J’ai bien tardé à dire à Votre Altesse combien ont été précieux pour moi les jours qu’Elle m’a permis de passer auprès d’Elle ; mais Votre Altesse ne peut jamais douter de mes sentiments. La sérénité philosophique de Votre Altesse, la froideur et le calme de ses jugements, la haute vertu chrétienne de Mme la princesse Clotilde, me sont apparus, au milieu de tant de spectacles attristants, comme une consolation et une espérance. Nos promenades à Saint-Cergues, à Ferney, m’ont laissé un profond souvenir. La nature et les souvenirs d’un passé meilleur font oublier les abaissements qu’on a sous les yeux.

J’ai donné ordre à mon imprimeur, de faire passer à Votre Altesse, quand elles seront corrigées, les épreuves d’un essai que j’imprime en ce moment, sur la façon dont j’entendrais la réforme intellectuelle et morale de la France [2]. J’y ai tout dit avec ma sincérité habituelle ; mais je sais que je prêche dans le désert. Je ne publie ces pages que par acquit de conscience, et pour obéir à une sorte de devoir. La réforme de notre pauvre pays devrait être une œuvre de science et de raison ; or, la science et la raison sont plus éloignées que jamais du gouvernement des choses humaines. On va de plus en plus à la médiocrité ; on ne fera rien, on ne reformera rien ; le pays s’enfoncera dans ses routines, jusqu’à ce que de nouvelles catastrophes viennent le réveiller, et celles-là même, peut-être, ne le corrigeront pas.
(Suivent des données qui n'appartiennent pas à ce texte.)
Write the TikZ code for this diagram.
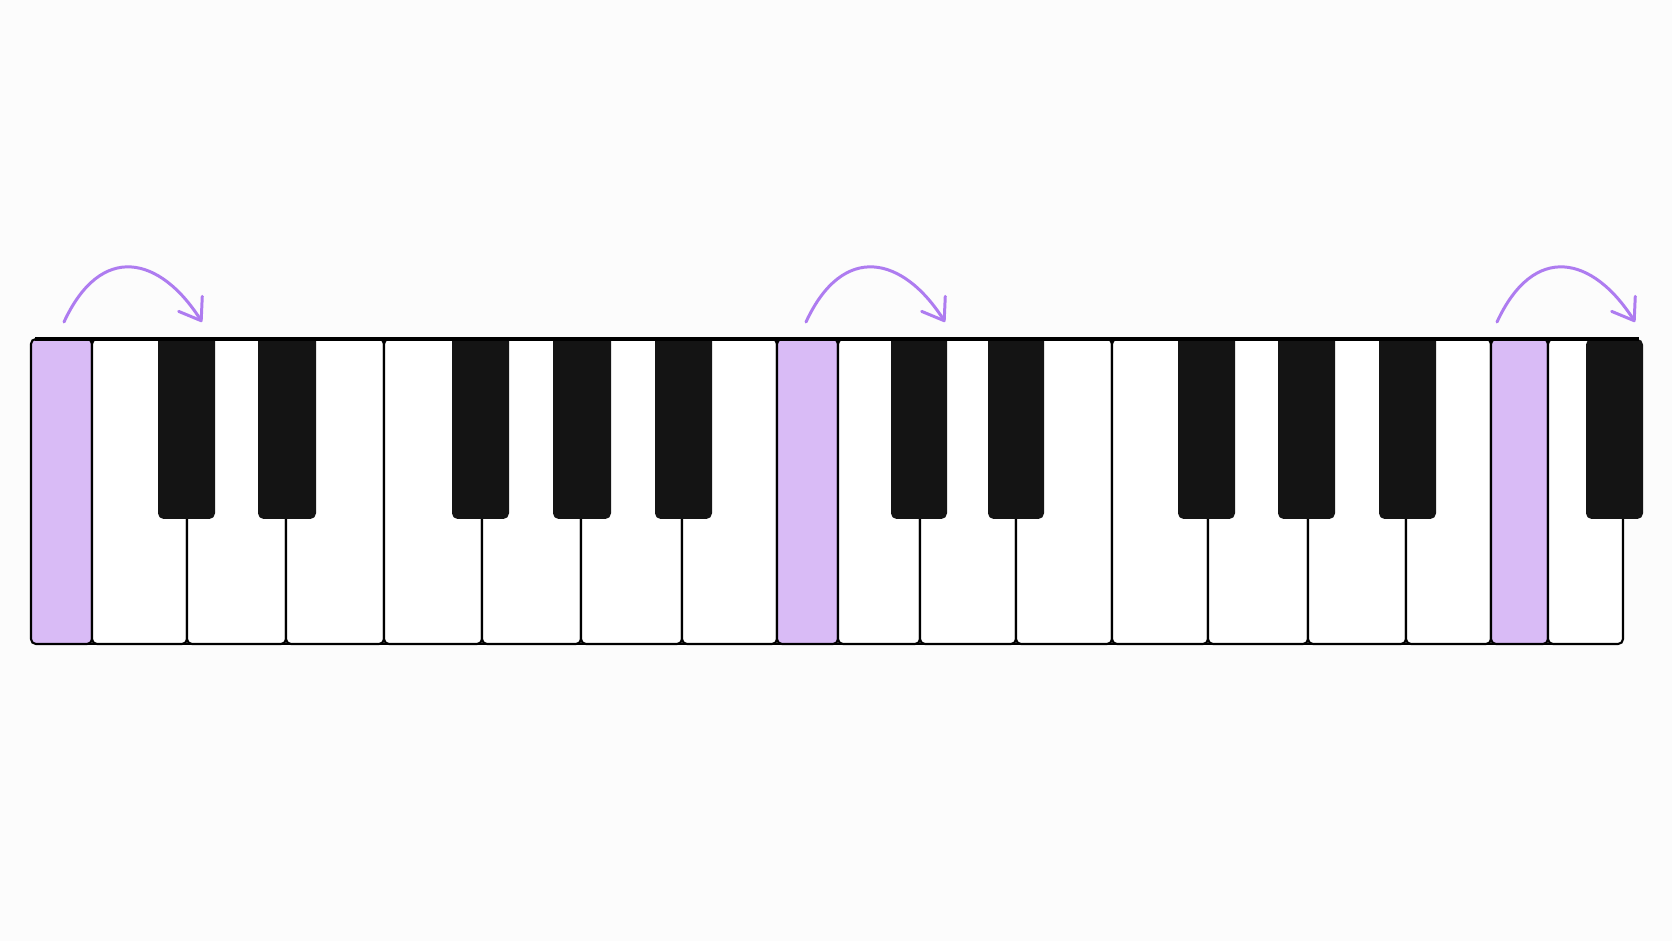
\documentclass[tikz,border=0pt]{standalone}
\usepackage{tikz}
\definecolor{lilas}{HTML}{D9BBF6}
\definecolor{mauve}{HTML}{AE7CF0}
\definecolor{noir}{HTML}{141414}
\definecolor{fond}{HTML}{FCFCFC}
\usetikzlibrary{arrows.meta}

\begin{document}
\begin{tikzpicture}[x=0.1mm,y=-0.1mm,
  touche/.style={draw=black,fill=white,line width=0.6pt,rounded corners=1.4pt},
  touchelilas/.style={touche,fill=lilas},
  dieze/.style={fill=noir,rounded corners=1.6pt},
  saut/.style={mauve,line width=0.85pt,line cap=round,
    -{Straight Barb[length=2mm,width=2.8mm,round]}}]

  \fill[fond] (0,0) rectangle (1672,941);

  \draw[touchelilas] (31,339) rectangle (92,644);
  \draw[touche] (92,339) rectangle (187,644);
  \draw[touche] (187,339) rectangle (286,644);
  \draw[touche] (286,339) rectangle (384,644);
  \draw[touche] (384,339) rectangle (482,644);
  \draw[touche] (482,339) rectangle (581,644);
  \draw[touche] (581,339) rectangle (682,644);
  \draw[touche] (682,339) rectangle (777,644);
  \draw[touchelilas] (777,339) rectangle (838,644);
  \draw[touche] (838,339) rectangle (920,644);
  \draw[touche] (920,339) rectangle (1016,644);
  \draw[touche] (1016,339) rectangle (1112,644);
  \draw[touche] (1112,339) rectangle (1208,644);
  \draw[touche] (1208,339) rectangle (1308,644);
  \draw[touche] (1308,339) rectangle (1406,644);
  \draw[touche] (1406,339) rectangle (1491,644);
  \draw[touchelilas] (1491,339) rectangle (1548,644);
  \draw[touche] (1548,339) rectangle (1623,644);

  \begin{scope}
    \clip (0,339) rectangle (1672,941);
    \fill[dieze] (158,320) rectangle (215,519);
    \fill[dieze] (258,320) rectangle (316,519);
    \fill[dieze] (452,320) rectangle (509,519);
    \fill[dieze] (553,320) rectangle (611,519);
    \fill[dieze] (655,320) rectangle (712,519);
    \fill[dieze] (891,320) rectangle (947,519);
    \fill[dieze] (988,320) rectangle (1044,519);
    \fill[dieze] (1178,320) rectangle (1235,519);
    \fill[dieze] (1278,320) rectangle (1335,519);
    \fill[dieze] (1379,320) rectangle (1436,519);
  \end{scope}
  \fill[dieze] (1586,339) rectangle (1643,519);

  \draw[line width=1.1pt] (35,339) -- (1639,339);
  \draw[line width=0.8pt] (35,644) -- (1619,644);
  \draw[line width=0.8pt] (31,344) -- (31,639);

  \draw[saut] (64,322) .. controls +(37,-80) and +(-42,-66) .. (202,322);
  \draw[saut] (806,322) .. controls +(37,-80) and +(-42,-66) .. (945,322);
  \draw[saut] (1497,322) .. controls +(37,-80) and +(-42,-66) .. (1635,322);
\end{tikzpicture}
\end{document}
J’ai à peu près renoncé au projet dont j’avais touché un mot à Votre Altesse, d’un voyage de Rome vers les mois d’octobre et novembre. La situation me parait trop tendue ; je déteste les esclandres ; je craindrais qu’entre le parti clérical, qui veut paraître insulté, et le parti libre-penseur, qui se croit obligé de

  1. Message du 1er septembre 1871.
  2. La Réforme intellectuelle et morale, par Ernest Renan, membre de l’Institut. Paris, M. Lévy, 1871, 8e.